Question

Consider a large plane wall of thickness \(L\) and constant thermal conductivity \(k\). The left side of the wall \((x=0)\) is maintained at a constant temperature \(T_{0}\), while the right surface at \(x=L\) is insulated. Heat is generated in the wall at the rate of $\dot{e}_{\text {gen }}=a x^{2} \mathrm{Btu} / \mathrm{h} \cdot \mathrm{ft}^{3}$. Assuming steady one-dimensional heat transfer: \((a)\) Express the differential equation and the boundary conditions for heat conduction through the wall. (b) By solving the differential equation, obtain a relation for the variation of temperature in the wall \(T(x)\) in terms of \(x, L, k, a\), and \(T_{0^{-}}\)(c) What is the highest temperature \(\left({ }^{\circ} \mathrm{C}\right)\) in the plane wall when: $L=1 \mathrm{ft}\(, \)k=5 \mathrm{Btu} / \mathrm{h} \cdot \mathrm{ft} \cdot{ }^{\circ} \mathrm{F}, a=1200 \mathrm{Btu} / \mathrm{h} \cdot \mathrm{ft}^{5}$, and \(T_{0}=700^{\circ} \mathrm{F} ?\)

Short answer

Answer: The temperature distribution T(x) across the wall is given by the equation T(x) = -\(\frac{a}{12k}x^4 + \frac{aL^3}{3k}x + T_0\). The highest temperature in the wall is 780°F when L = 1ft, k = 5 Btu/h.ft.°F, a = 1200 Btu/h.ft^5, and T_0 = 700°F.

Step-by-step solution

Write the general heat conduction equation

The steady-state, one-dimensional heat conduction equation with heat generation is given by: \(\frac{d}{dx}\left(k\frac{dT}{dx}\right) = -\dot{e}_{gen}\) Since k is constant, we can rewrite the equation as: \(\frac{d^2T}{dx^2} = -\frac{\dot{e}_{gen}}{k}\) We know \(\dot{e}_{gen} = ax^2\). Substitute this into the equation above: \(\frac{d^2T}{dx^2} = -\frac{a}{k}x^2\)

Apply boundary conditions

The boundary conditions are: (1) At x=0: T=T0 (2) At x=L (insulated side): \(\frac{dT}{dx}=0\)
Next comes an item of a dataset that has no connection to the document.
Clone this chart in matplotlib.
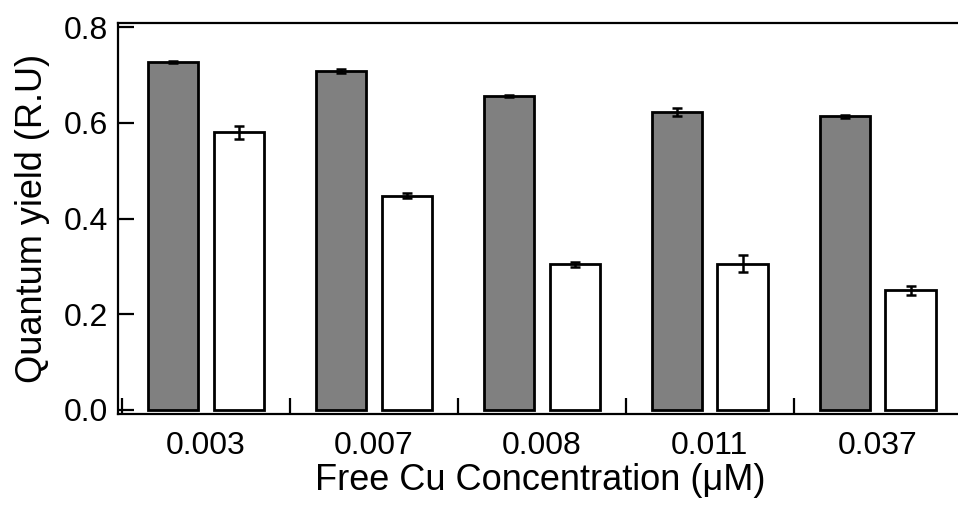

Solve the differential equation to obtain T(x)

To solve the above second-order differential equation, we can use the method of integration. First, integrate \(\frac{d^2T}{dx^2}\) with respect to x: \(\int\frac{d^2T}{dx^2}dx = \int -\frac{a}{k}x^2 dx\) This gives: \(\frac{dT}{dx} = -\frac{a}{k}\int x^2 dx + C_1\) Then, integrate again: \(\int \frac{dT}{dx} dx = -\frac{a}{3k}\int x^3 dx + C_1 \int dx\) This results in: \(T(x) = -\frac{a}{12k}x^4 + C_1x + C_2\) Now we can apply the boundary conditions to find the constants C_1 and C_2: (1) At x=0, T=T0: \(T0 = -\frac{a}{12k}(0)^4 + C_1(0) + C_2\) \(C_2 = T0\) (2) At x=L, \(\frac{dT}{dx}=0\): \(0 = -\frac{a}{3k}(L)^3 + C_1\) \(C_1 = \frac{aL^3}{3k}\) Thus, the temperature distribution T(x) is: \(T(x) = -\frac{a}{12k}x^4 + \frac{aL^3}{3k}x + T_0\)

Find the highest temperature in the wall

Given the values for L, k, a, and T0: \(L = 1ft, k = 5 Btu/h.ft.°F, a = 1200 Btu/h.ft^5, T_0 = 700°F\) Substitute these values into our T(x) equation: \(T(x) = -\frac{1200}{12(5)}x^4 + \frac{1200(1)^3}{3(5)}x + 700\) \(T(x) = -20x^4 + 80x + 700\) To find the highest temperature in the wall, take the derivative of T(x) with respect to x and set it equal to 0: \(\frac{d T(x)}{dx} = -80x^3 + 80 = 0\) Solving for x: \(x = \sqrt[3]{1} = 1\) Now, find the temperature at x=1: \(T(1) = -20(1)^4 + 80(1) + 700\) \(T(1) = 780°\mathrm{F}\) So, the highest temperature in the plane wall is 780°F.